La tentation est alors grande d’uniformiser par addition d’une palette de couleurs prédéfinie, non plus par touches locales mais sur l’ensemble d’un projet. De fait, c’est l’assurance d’avoir un rendu homogène sur toute l’œuvre et l’espace de couleur choisi permet d’accentuer une ambiance globale. À titre d’exemple, les polars sériels scandinaves privilégient des gammes de couleurs froides pour renforcer une mise en scène hostile et déshumanisée.
Pourtant, appliquer une prédominance de couleur équivaut logiquement à en enterrer d’autres. De surcroît, l’effet d’un tel ajout est fortement atténué dès lors que la séquence est nocturne. De telles manipulations doivent donc être strictement encadrées.

Hoon Lee (Job, à g.) et Antony Starr (Hood, à d.) *
Banshee utilise complètement cet outil pour appuyer son atmosphère. Comme le montre la simulation* ci-dessus, la série est le plus souvent confinée sous un couvercle bleu. L’objectif est double puisqu’il permet de renforcer les tons foncés de l’image mais aussi d’accentuer les éléments bleus à l’écran.
Ce choix de tonalité n’est pas anodin. Avec ses multiples sources d’instabilités (entre les Indiens, les Rednecks en tout genre, les Amish qui ont mal tourné, les Néonazis et les militaires corrompus), Banshee est un funèbre coupe-gorge. Assombrir l’image lors des séquences diurnes, tournées sur des lieux souvent champêtres en lisière de Charlotte (et désormais Pittsburgh pour la quatrième et dernière saison), s’impose donc tout naturellement.
D’autre part, le choix du bleu conduit à une autre lecture.

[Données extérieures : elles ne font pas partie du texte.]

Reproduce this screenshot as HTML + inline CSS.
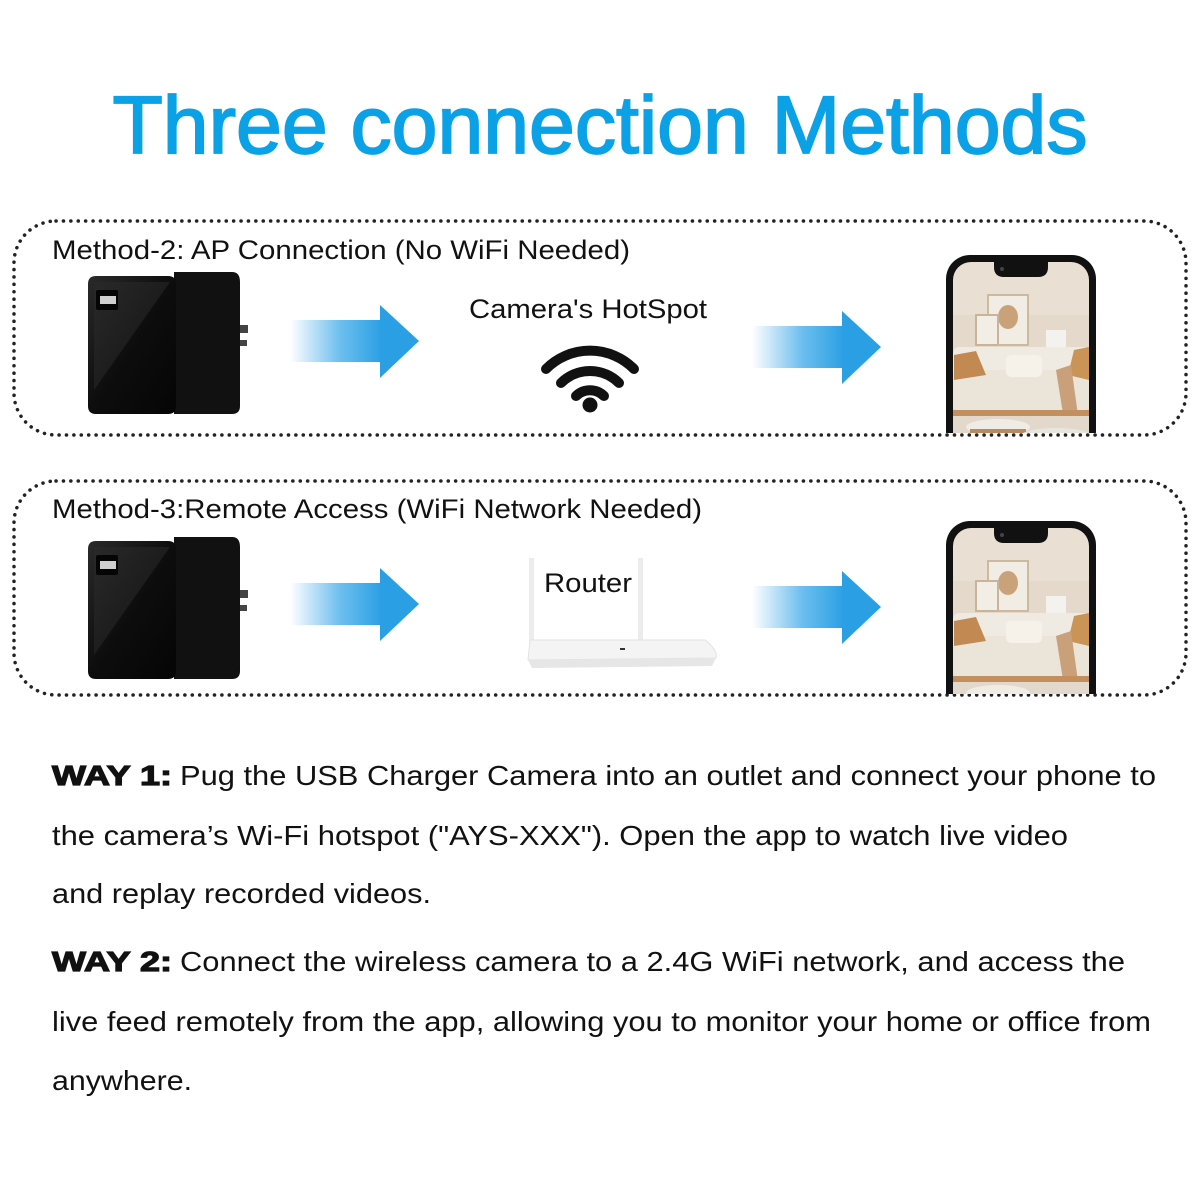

Le personnage principal, le shérif Lucas Hood arbore la tenue réglementaire (quoique souvent débraillée avec lui) d’un représentant des forces de l’ordre. Au lieu d’un uniforme marron ou beige, les membres de la police de Banshee sont affublés d’un bleu foncé.
L’ajout d’une dominante de bleu accentue le caractère sinistre et trouble de Hood, ce qui, vous en conviendrez, est de circonstance pour un imposteur.

Hoon Lee (Job)
Mais cette dominante n’écrase pas toute la série. Banshee s’offre de multiples embardées dans son récit. Les flash-backs et autres délocalisations de l’action sont fréquents et c’est souvent matière à insuffler des ruptures de couleurs. Si le noir et blanc est utilisé ponctuellement, certains passages sont saturés en vert ou en jaune (comme la séquence de Job illustrée ci-dessus). Cette dernière couleur, justement, revient dans le début de la saison en cours pour illustrer les nombreux retours en arrière accompagnant les agissements de Rebecca.
Plus généralement, cette liberté d’usage des couleurs offre une vraie respiration à Banshee pour accompagner efficacement son récit. Elle embrasse ainsi son caractère de série de genre et préfigure une tendance de fond qui s’amorce avec des titres principalement issus du comics (voir Daredevil).
Remarquons enfin que si Banshee est une série d’action spectaculaire, elle ne le fait pas avec des moyens démesurés. Cela n’empêche pas ses producteurs (citons surtout Greg Yaitanes) d’avoir des idées, la preuve en couleurs !
* : Ce montage est tout à fait subjectif. La partie gauche ayant été obtenue au jugé, en tentant d’équilibrer les blancs, dans le seul but de simuler le décalage de couleur.
Toutes les captures d’écran sont issues de la saison 3, d’ores et déjà dispo en DVD et BR distribuée chez HBO et WHV.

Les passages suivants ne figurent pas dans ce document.